Christelle Dabos, A Winter’s Promise (The Mirror Visitor #1), Text Publishing Co., October 2018, 496 pp., RRP $22.99 (pbk), ISBN 9781925603828
Ophelia possesses two special gifts: the ability to read the pasts of objects and to travel through mirrors. Her peaceful existence on the ark of Anima is interrupted when she is promised in marriage to Thorn, a member of a powerful clan from a distant ark, the cold and icy Pole. Ophelia must follow her fiancé to the floating city of Citaceleste, where nobody can be trusted. In the company of her inscrutable future husband, Ophelia realises she is a pawn in a plot that will have consequences not only for her, but for her entire world…
A Winter’s Promise is the kind of book that you simply can’t put down once you pick it up.
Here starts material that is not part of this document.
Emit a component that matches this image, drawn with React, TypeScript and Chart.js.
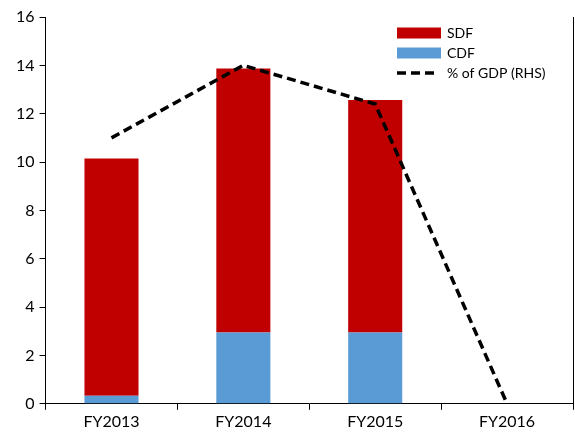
import React, { useEffect, useRef } from 'react';
import { Chart, registerables } from 'chart.js';

Chart.register(...registerables);

const categories = ['FY2013', 'FY2014', 'FY2015', 'FY2016'];
const cdfValues = [0.33, 2.95, 2.95, 0];
const sdfValues = [9.82, 10.92, 9.62, 0];
const gdpShareValues = [11.0, 14.0, 12.4, 0];
const leftAxisMin = 0;
const leftAxisMax = 16;
const leftAxisStep = 2;

const FONT = 'Lato, "Open Sans", sans-serif';

const legendPlugin = {
  id: 'insideLegend',
  afterDraw(chart: any) {
    const { ctx, chartArea } = chart;
    const x0 = chartArea.right - 176;
    const y0 = chartArea.top + 10;
    const items = [
      { label: 'SDF', kind: 'box', color: '#C00000' },
      { label: 'CDF', kind: 'box', color: '#5B9BD5' },
      { label: '% of GDP (RHS)', kind: 'dash', color: '#000000' },
    ];
    ctx.save();
    ctx.font = '14px ' + FONT;
    ctx.textBaseline = 'middle';
    ctx.fillStyle = '#000';
    items.forEach((it, i) => {
      const cy = y0 + 6 + i * 20;
      if (it.kind === 'box') {
        ctx.fillStyle = it.color;
        ctx.fillRect(x0, cy - 5.5, 44, 11);
      } else {
        ctx.strokeStyle = it.color;
        ctx.lineWidth = 3.5;
        ctx.setLineDash([9, 5]);
        ctx.beginPath();
        ctx.moveTo(x0, cy);
        ctx.lineTo(x0 + 42, cy);
        ctx.stroke();
        ctx.setLineDash([]);
      }
      ctx.fillStyle = '#000';
      ctx.fillText(it.label, x0 + 50, cy);
    });
    ctx.restore();
  },
};

export default function App() {
  const ref = useRef<HTMLCanvasElement | null>(null);
  useEffect(() => {
    if (!ref.current) return;
    const chart = new Chart(ref.current, {
      type: 'bar',
      data: {
        labels: categories,
        datasets: [
          {
            type: 'line',
            label: '% of GDP (RHS)',
            data: gdpShareValues,
            yAxisID: 'y1',
            borderColor: '#000',
            borderWidth: 3.5,
            borderDash: [9, 5],
            pointRadius: 0,
            tension: 0,
            fill: false,
            order: 0,
          } as any,
          {
            label: 'CDF',
            data: cdfValues,
            backgroundColor: '#5B9BD5',
            stack: 's',
            order: 1,
            categoryPercentage: 1,
            barPercentage: 0.41,
          },
          {
            label: 'SDF',
            data: sdfValues,
            backgroundColor: '#C00000',
            stack: 's',
            order: 2,
            categoryPercentage: 1,
            barPercentage: 0.41,
          },
        ],
      },
      options: {
        animation: false,
        responsive: false,
        maintainAspectRatio: false,
        layout: { padding: { left: 11, right: 2, top: 17, bottom: 1 } },
        plugins: { legend: { display: false }, tooltip: { enabled: false } },
        scales: {
          x: {
            stacked: true,
            grid: { display: true, drawOnChartArea: false, color: '#000', tickLength: 6, offset: true },
            border: { display: true, color: '#000', width: 1 },
            ticks: { color: '#000', font: { family: FONT, size: 16 }, padding: 2 },
          },
          y: {
            stacked: true,
            min: leftAxisMin,
            max: leftAxisMax,
            ticks: { stepSize: leftAxisStep, color: '#000', font: { family: FONT, size: 16 }, padding: 5 },
            grid: { display: true, drawOnChartArea: false, color: '#000', tickLength: 6 },
            border: { display: true, color: '#000', width: 1 },
          },
          y1: {
            position: 'right',
            min: leftAxisMin,
            max: leftAxisMax,
            ticks: { display: false },
            grid: { display: false, drawTicks: false },
            border: { display: true, color: '#000', width: 1 },
          },
        },
      },
      plugins: [legendPlugin],
    });
    return () => chart.destroy();
  }, []);
  return (
    <div style={{ position: 'fixed', left: 0, top: 0, width: 575, height: 434, background: '#fff' }}>
      <canvas ref={ref} width={575} height={434} style={{ width: 575, height: 434 }} />
    </div>
  );
}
Dabos has crafted something truly exquisite here – a story so rich and intricate, so full of magic and wonder that it draws you in and spellbinds you immediately.
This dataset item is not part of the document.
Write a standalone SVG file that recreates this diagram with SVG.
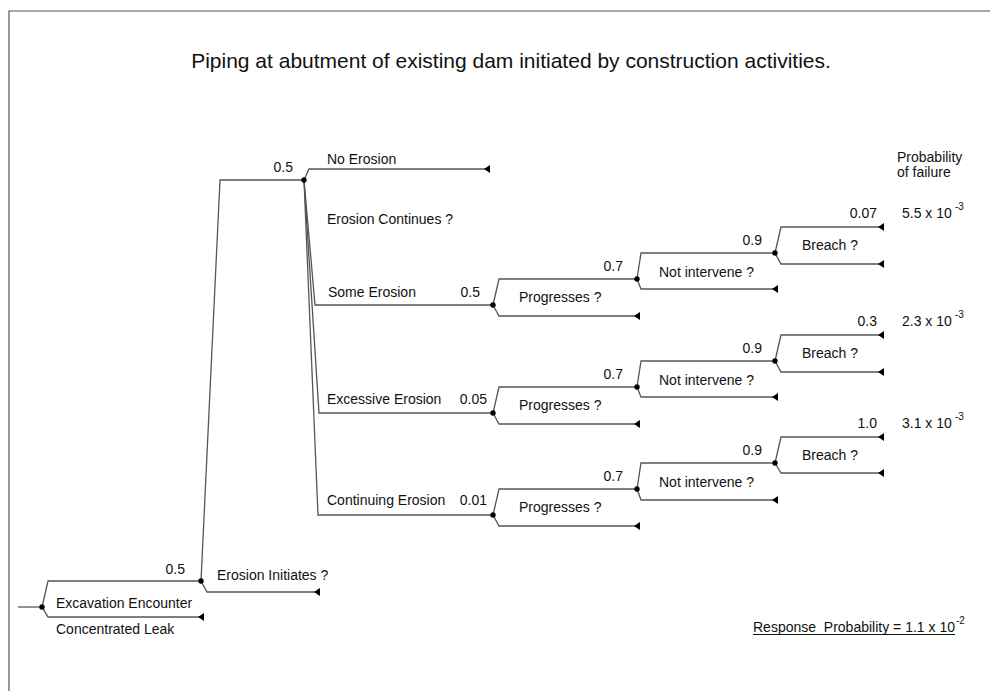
<svg xmlns="http://www.w3.org/2000/svg" width="990" height="691" viewBox="0 0 990 691">
<defs>
<style>
text{font-family:"Liberation Sans",Arial,sans-serif;font-size:14px;fill:#111;}
.t{font-size:21px;}
.sup{font-size:10px;}
.e{text-anchor:end;}
.ln{fill:none;stroke:#555;stroke-width:1.3;}
.frame{fill:none;stroke:#555;stroke-width:1.2;}
.dot{fill:#000;}
</style>
<marker id="ah" viewBox="0 0 6 8" refX="6" refY="4" markerWidth="6" markerHeight="8" markerUnits="userSpaceOnUse" orient="auto">
<path d="M6,0 L0,4 L6,8 z" fill="#000"/>
</marker>
</defs>
<rect width="990" height="691" fill="#fff"/>
<path class="frame" d="M9,691 V11 H990"/>
<text class="t" x="511" y="68" text-anchor="middle">Piping at abutment of existing dam initiated by construction activities.</text>
<text x="897" y="162">Probability</text>
<text x="897" y="177">of failure</text>

<g id="connectors">
<path class="ln" d="M18,607 H42"/>
<path class="ln" d="M42,607 L48,581 H201"/>
<path class="ln" d="M42,607 L48,617 H204" marker-end="url(#ah)"/>
<path class="ln" d="M201,581 L220,180 H304"/>
<path class="ln" d="M201,581 L207,592 H320" marker-end="url(#ah)"/>
<path class="ln" d="M304,180 L309,169 H490" marker-end="url(#ah)"/>
<path class="ln" d="M304,180 L315,305 H493"/>
<path class="ln" d="M304,180 L319,413 H493"/>
<path class="ln" d="M304,180 L318,515 H493"/>
<!-- chain 1 -->
<path class="ln" d="M493,305 L499,279 H637"/>
<path class="ln" d="M493,305 L499,316 H640" marker-end="url(#ah)"/>
<path class="ln" d="M637,279 L641,253 H775"/>
<path class="ln" d="M637,279 L641,289 H778" marker-end="url(#ah)"/>
<path class="ln" d="M775,253 L781,227 H884" marker-end="url(#ah)"/>
<path class="ln" d="M775,253 L781,264 H884" marker-end="url(#ah)"/>
<!-- chain 2 -->
<path class="ln" d="M493,413 L499,387 H637"/>
<path class="ln" d="M493,413 L499,424 H640" marker-end="url(#ah)"/>
<path class="ln" d="M637,387 L641,361 H775"/>
<path class="ln" d="M637,387 L641,397 H778" marker-end="url(#ah)"/>
<path class="ln" d="M775,361 L781,335 H884" marker-end="url(#ah)"/>
<path class="ln" d="M775,361 L781,372 H884" marker-end="url(#ah)"/>
<!-- chain 3 -->
<path class="ln" d="M493,515 L499,489 H637"/>
<path class="ln" d="M493,515 L499,526 H640" marker-end="url(#ah)"/>
<path class="ln" d="M637,489 L641,463 H775"/>
<path class="ln" d="M637,489 L641,500 H778" marker-end="url(#ah)"/>
<path class="ln" d="M775,463 L781,437 H884" marker-end="url(#ah)"/>
<path class="ln" d="M775,463 L781,473 H884" marker-end="url(#ah)"/>
</g>

<g id="node-root">
<circle class="dot" cx="42" cy="607" r="2.7"/>
<text x="56" y="608">Excavation Encounter</text>
<text x="56" y="634">Concentrated Leak</text>
<text class="e" x="185" y="574">0.5</text>
</g>
<g id="node-initiates">
<circle class="dot" cx="201" cy="581" r="2.7"/>
<text x="217" y="580">Erosion Initiates ?</text>
<text class="e" x="293" y="172">0.5</text>
</g>
<g id="node-continues">
<circle class="dot" cx="304" cy="180" r="2.7"/>
<text x="327" y="164">No Erosion</text>
<text x="327" y="224">Erosion Continues ?</text>
<text x="328" y="297">Some Erosion</text>
<text class="e" x="480" y="297">0.5</text>
<text x="327" y="404">Excessive Erosion</text>
<text class="e" x="487" y="404">0.05</text>
<text x="327" y="505">Continuing Erosion</text>
<text class="e" x="487" y="505">0.01</text>
</g>

<g id="node-progress-1">
<circle class="dot" cx="493" cy="305" r="2.7"/>
<text x="519" y="302">Progresses ?</text>
<text class="e" x="623" y="271">0.7</text>
</g>
<g id="node-intervene-1">
<circle class="dot" cx="637" cy="279" r="2.7"/>
<text x="659" y="277">Not intervene ?</text>
<text class="e" x="762" y="245">0.9</text>
</g>
<g id="node-breach-1">
<circle class="dot" cx="775" cy="253" r="2.7"/>
<text x="802" y="250">Breach ?</text>
<text class="e" x="877" y="218">0.07</text>
<text x="902" y="218">5.5 x 10</text>
<text class="sup" x="955" y="210">-3</text>
</g>

<g id="node-progress-2">
<circle class="dot" cx="493" cy="413" r="2.7"/>
<text x="519" y="410">Progresses ?</text>
<text class="e" x="623" y="379">0.7</text>
</g>
<g id="node-intervene-2">
<circle class="dot" cx="637" cy="387" r="2.7"/>
<text x="659" y="385">Not intervene ?</text>
<text class="e" x="762" y="353">0.9</text>
</g>
<g id="node-breach-2">
<circle class="dot" cx="775" cy="361" r="2.7"/>
<text x="802" y="358">Breach ?</text>
<text class="e" x="877" y="326">0.3</text>
<text x="902" y="326">2.3 x 10</text>
<text class="sup" x="955" y="318">-3</text>
</g>

<g id="node-progress-3">
<circle class="dot" cx="493" cy="515" r="2.7"/>
<text x="519" y="512">Progresses ?</text>
<text class="e" x="623" y="481">0.7</text>
</g>
<g id="node-intervene-3">
<circle class="dot" cx="637" cy="489" r="2.7"/>
<text x="659" y="487">Not intervene ?</text>
<text class="e" x="762" y="455">0.9</text>
</g>
<g id="node-breach-3">
<circle class="dot" cx="775" cy="463" r="2.7"/>
<text x="802" y="460">Breach ?</text>
<text class="e" x="877" y="428">1.0</text>
<text x="902" y="428">3.1 x 10</text>
<text class="sup" x="955" y="420">-3</text>
</g>

<g id="response">
<text x="753" y="632" style="white-space:pre">Response  Probability = 1.1 x 10</text>
<line x1="753" y1="634.5" x2="955" y2="634.5" stroke="#111" stroke-width="1"/>
<text class="sup" x="956" y="624">-2</text>
</g>
</svg>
Ophelia is the hero of the tale – she runs a museum, she’s shy and awkward, honest and insightful, and as the reader we are drawn to her at once. We assume the story is set on our world, but after some kind of apocalyptic event has taken place (referred to only as “The Rupture”). It’s never revealed just what happened, perhaps that will be explained later in the series, but this event has left the planet’s denizens with strange magical abilities and living on floating land-masses called Arks where there is a strict clan system, and arranged marriages are common practice. We sympathise with Ophelia’s misgivings, but her sense of duty (and curiosity) carries us into new worlds previously undreamt of.
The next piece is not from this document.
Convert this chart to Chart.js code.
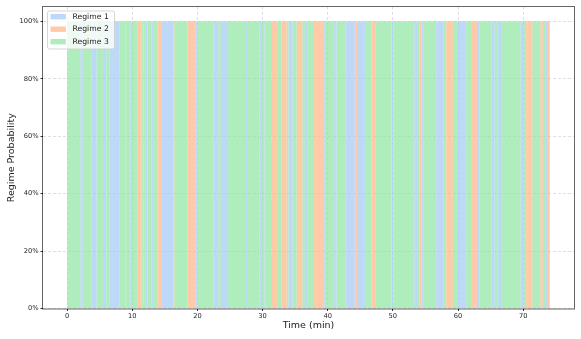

Dabos writes beautifully – perhaps some of the richness of the language might have been lost in the translation from the original French into English, but it has proven no impediment to the power of this startling narrative. Her descriptions re lavishly beautiful and her characterisations are startlingly moving and real. The magic permeates each line of Dabos’s writing, and so it seems only natural to believe that someone could travel from place to place via mirrors; or that entire palaces could be made of cunning illusions; or that immortal Family Spirits could conspire and manipulate generations of their offspring. This is a masterful work by a truly gifted author.
Some of the themes in this book are of a more mature nature so I would recommend for mid to late teen readers (15-18 and over). For myself, I’m eagerly awaiting book 2 and cannot wait to step through the mirror into Ophelia’s world once more.